How does that compare to professional tools, and what are the limits?
It is fair to be clear about what the expensive incumbents do well. A Bloomberg Terminal, at roughly $31,980 per seat per year as of 2026 (around $28,320 per seat on multi-terminal deals), is a comprehensive global data and communications terminal spanning virtually every asset class, with depth, real-time feeds, and a professional network that no retail tool replicates. QuantConnect is a genuinely powerful algorithmic-trading and backtesting platform with a free tier and paid plans starting around $20 per month, scaling up substantially once you add live trading and compute nodes; it gives you full control to build and deploy your own strategies. hedgewing.ai is positioned as a retail-priced alternative for research and signal generation, not a like-for-like replacement. Its honest limits matter: it is US-equities research tooling, not a full multi-asset data terminal and not a brokerage. It does not execute trades, it does not cover every market, and no amount of calibration converts a probabilistic forecast into a guarantee. A calibrated 70% still loses three times in ten by design.
A note on scope and risk
This article is educational research, not personalized investment advice, and hedgewing.ai is not a registered investment adviser.
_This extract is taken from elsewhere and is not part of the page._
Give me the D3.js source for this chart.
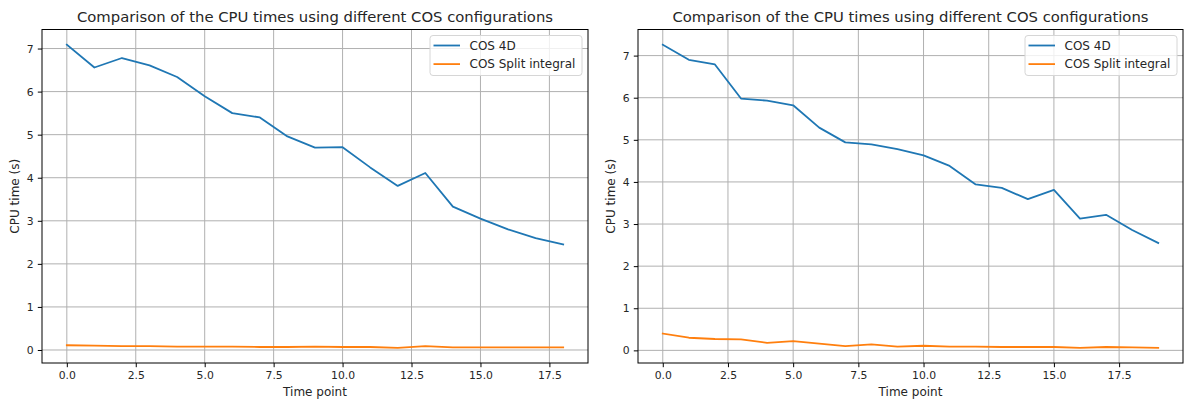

Calibration is a way to make a forecast's uncertainty honest; it is not a promise of profit. Backtested and walk-forward results describe how a model would have behaved on historical data, and past or backtested performance does not guarantee future results. Markets regime-shift, and a model that was well calibrated in one environment can drift out of calibration in another, which is exactly why calibration should be monitored continuously rather than checked once. Treat any confidence number, from any source, as an input to your own judgment and risk management, not a substitute for it. The practical takeaway is durable regardless of which tool you use: before you trust a confidence score, ask to see the evidence that those scores have matched reality out of sample. A calibrated 60% that admits it will be wrong 40% of the time is worth far more than a confident 90% that cannot show its work.